To avoid this, I'm going to float the title to the left. So I'll go float: left. Save it, reload it, and now the title and tagline are on the left and aligning with the menu. But there is one more thing I need to do. When we resize this window, you'll see that when we get down to a certain point, it looks like that effect I was talking about where the content is floating underneath happens, even though it's not supposed to. But that's not the case. What we're seeing here is the title doesn't have a percentage width yet, so therefore it's pushing the content in the menu to the right.
The final thing we need to do is to give this menu area the correct percentage width. That percentage width is the percentage width of this area in comparison to the total area. In other words, the menu takes up 51.61, et cetera, percentage and we want the other half of that equation. So I'll simply take that number, I'll go to my calculator and say 100-, and I'll paste in that number, and I get 48.387, et cetera.

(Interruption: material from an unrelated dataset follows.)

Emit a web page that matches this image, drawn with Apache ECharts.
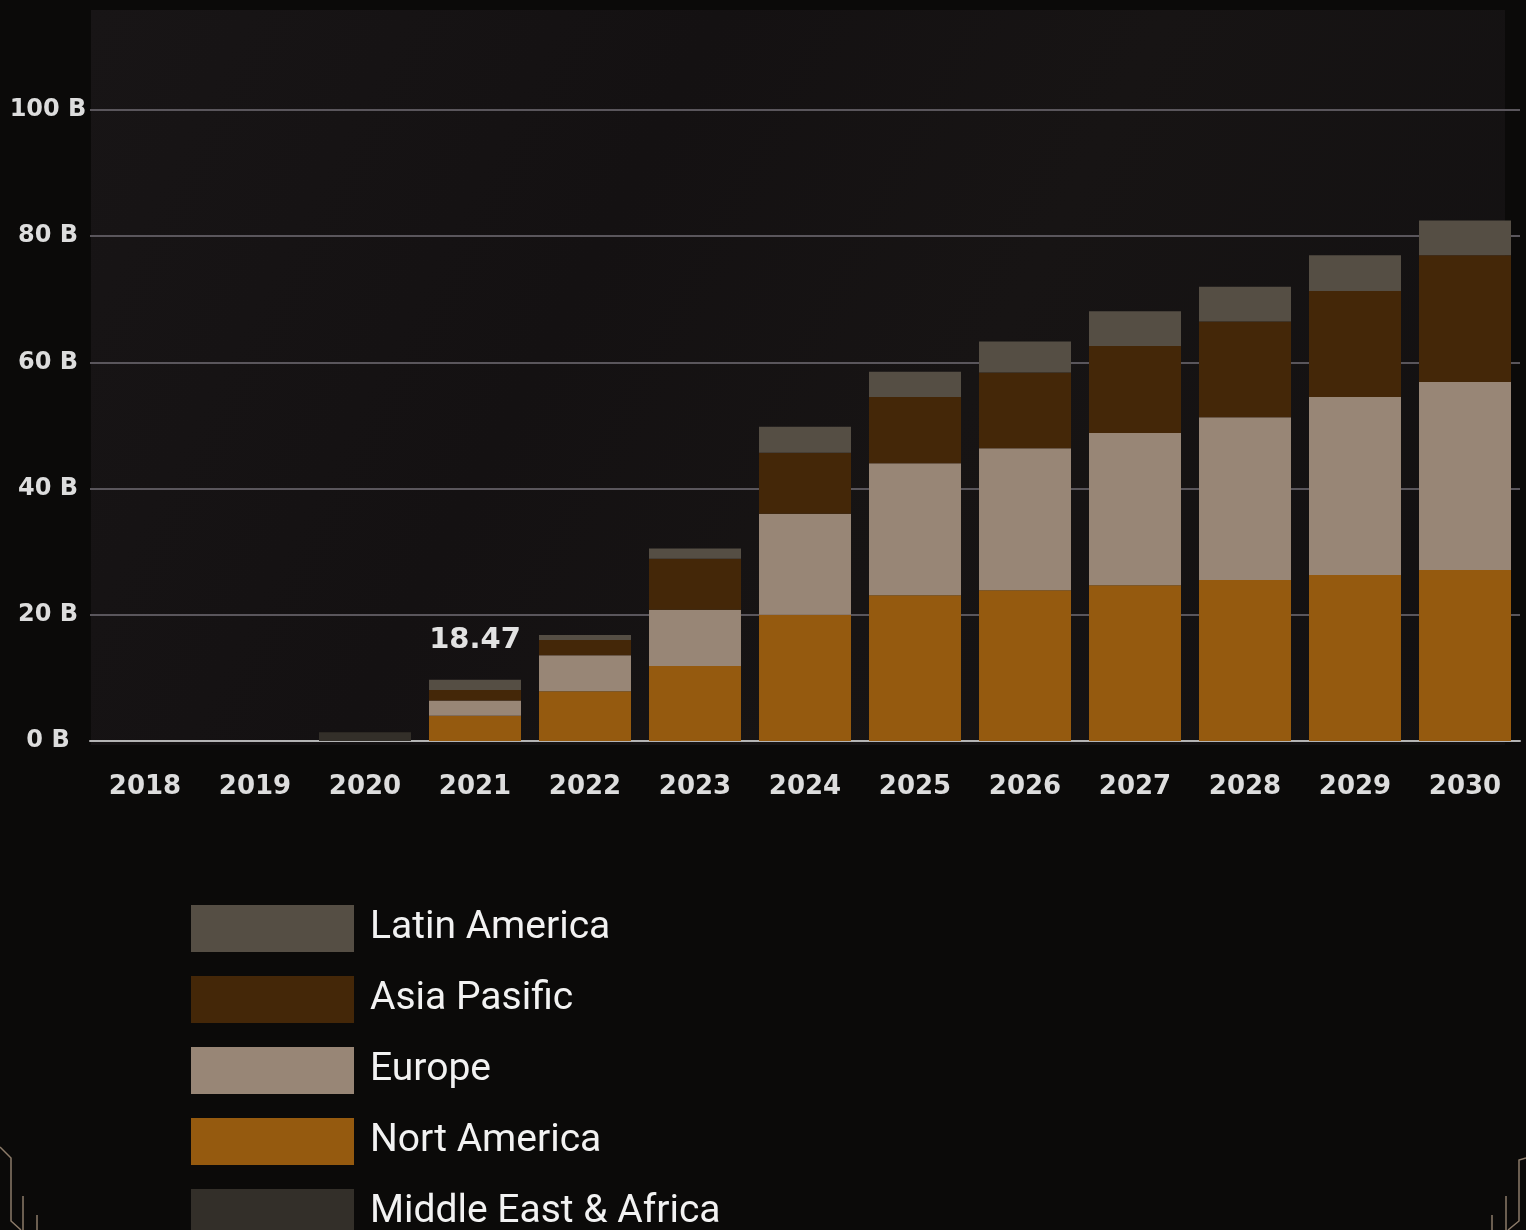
<!DOCTYPE html>
<html>
<head>
<meta charset="utf-8">
<style>
  html, body { margin: 0; padding: 0; background: #0a0908; }
  #chart { width: 1526px; height: 1230px; }
</style>
<script src="https://cdn.jsdelivr.net/npm/echarts@6/dist/echarts.min.js"></script>
</head>
<body>
<div id="chart"></div>
<script>
const years = ['2018','2019','2020','2021','2022','2023','2024','2025','2026','2027','2028','2029','2030'];
const middleEastAfrica = [0, 0, 1.4, 0, 0, 0, 0, 0, 0, 0, 0, 0, 0];
const northAmerica = [0, 0, 0, 4.0, 7.9, 11.9, 20.0, 23.1, 23.9, 24.7, 25.5, 26.3, 27.1];
const europe       = [0, 0, 0, 2.4, 5.7, 8.9, 16.0, 20.9, 22.5, 24.1, 25.8, 28.2, 29.8];
const asiaPacific  = [0, 0, 0, 1.7, 2.4, 8.1, 9.7, 10.5, 12.0, 13.8, 15.2, 16.8, 20.1];
const latinAmerica = [0, 0, 0, 1.6, 0.8, 1.6, 4.1, 4.0, 4.9, 5.5, 5.5, 5.7, 5.5];
const yTicks = { min: 0, max: 100, interval: 20, unit: 'B' };
const highlightIndex = 3;
const highlightLabel = '18.47';
const legendOrder = ['Latin America', 'Asia Pasific', 'Europe', 'Nort America', 'Middle East & Africa'];

const colors = {
  'Latin America': '#554e44',
  'Asia Pasific': '#442708',
  'Europe': '#988676',
  'Nort America': '#955a0f',
  'Middle East & Africa': '#332f29'
};

const chart = echarts.init(document.getElementById('chart'), null, { renderer: 'canvas' });

function mkSeries(name, data) {
  return {
    name: name,
    type: 'bar',
    stack: 'total',
    barWidth: 92,
    itemStyle: { color: colors[name] },
    emphasis: { disabled: true },
    data: data.slice()
  };
}

const latinData = latinAmerica.map((v, i) => i === highlightIndex ? {
  value: v,
  label: {
    show: true, position: 'top', distance: 25,
    formatter: highlightLabel,
    color: '#e2e2e2', fontSize: 29, fontWeight: 'bold',
    fontFamily: 'DejaVu Sans'
  }
} : v);

const series = [
  mkSeries('Middle East & Africa', middleEastAfrica),
  mkSeries('Nort America', northAmerica),
  mkSeries('Europe', europe),
  mkSeries('Asia Pasific', asiaPacific),
  Object.assign(mkSeries('Latin America', latinAmerica), { data: latinData })
];

const decoColor = '#8c7b69';
const option = {
  backgroundColor: '#0b0a09',
  animation: false,
  graphic: [
    {
      type: 'rect', z: -10, silent: true,
      shape: { x: 91, y: 10, width: 1414, height: 735 },
      style: {
        fill: new echarts.graphic.LinearGradient(0, 0, 1, 1, [
          { offset: 0, color: '#181516' },
          { offset: 0.35, color: '#141112' },
          { offset: 0.6, color: '#171414' },
          { offset: 1, color: '#121011' }
        ])
      }
    },
    { type: 'polyline', silent: true, shape: { points: [[0,1147],[11,1158],[11,1221],[21,1230]] }, style: { stroke: decoColor, lineWidth: 1.5, fill: null } },
    { type: 'line', silent: true, shape: { x1: 23, y1: 1196, x2: 23, y2: 1230 }, style: { stroke: decoColor, lineWidth: 1.5 } },
    { type: 'line', silent: true, shape: { x1: 37, y1: 1215, x2: 37, y2: 1230 }, style: { stroke: decoColor, lineWidth: 1.5 } },
    { type: 'polyline', silent: true, shape: { points: [[1526,1158],[1519,1160],[1519,1221],[1508,1230]] }, style: { stroke: decoColor, lineWidth: 1.5, fill: null } },
    { type: 'line', silent: true, shape: { x1: 1506, y1: 1196, x2: 1506, y2: 1230 }, style: { stroke: decoColor, lineWidth: 1.5 } },
    { type: 'line', silent: true, shape: { x1: 1492, y1: 1215, x2: 1492, y2: 1230 }, style: { stroke: decoColor, lineWidth: 1.5 } }
  ],
  grid: { left: 90, right: 6, top: 110, bottom: 489, containLabel: false },
  legend: {
    orient: 'vertical',
    left: 191,
    top: 905,
    height: 500,
    padding: 0,
    itemWidth: 163,
    itemHeight: 47,
    itemGap: 24,
    icon: 'rect',
    selectedMode: false,
    data: legendOrder,
    textStyle: {
      color: '#f2f2f2', fontSize: 39, fontFamily: 'Roboto',
      padding: [0, 0, 0, 11]
    }
  },
  xAxis: {
    type: 'category',
    data: years,
    axisLine: { show: true, lineStyle: { color: '#b4b4b4', width: 2 } },
    axisTick: { show: false },
    axisLabel: {
      color: '#dddddd', fontSize: 26, fontWeight: 'bold',
      fontFamily: 'DejaVu Sans', margin: 33
    },
    splitLine: { show: false }
  },
  yAxis: {
    type: 'value',
    min: yTicks.min, max: yTicks.max, interval: yTicks.interval,
    axisLine: { show: false },
    axisTick: { show: false },
    axisLabel: {
      formatter: '{value} ' + yTicks.unit,
      color: '#dddddd', fontSize: 24, fontWeight: 'bold',
      fontFamily: 'DejaVu Sans', align: 'center', margin: 42
    },
    splitLine: { show: true, lineStyle: { color: '#5a565c', width: 2 } }
  },
  series: series
};

chart.setOption(option);
</script>
</body>
</html>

I'll copy out that value and set the header-title to have a width of that percentage. I'll save that, reload the page one last time, and now when we resize the window again, you'll see that the title and tagline align to keep within its space, while the menu aligns to keep within its space. As you can see, working with responsive layouts is challenging because you now have to work with percentages, and you also have to have an intricate understanding of how CSS works and the different quirks CSS has to offer.
The good thing is, once you know the tricks, like this using a negative margin to assign space for certain content, you're able to create layouts the way you want them to, without too much hassle. We'll be using this same technique further into the course to handle the general content.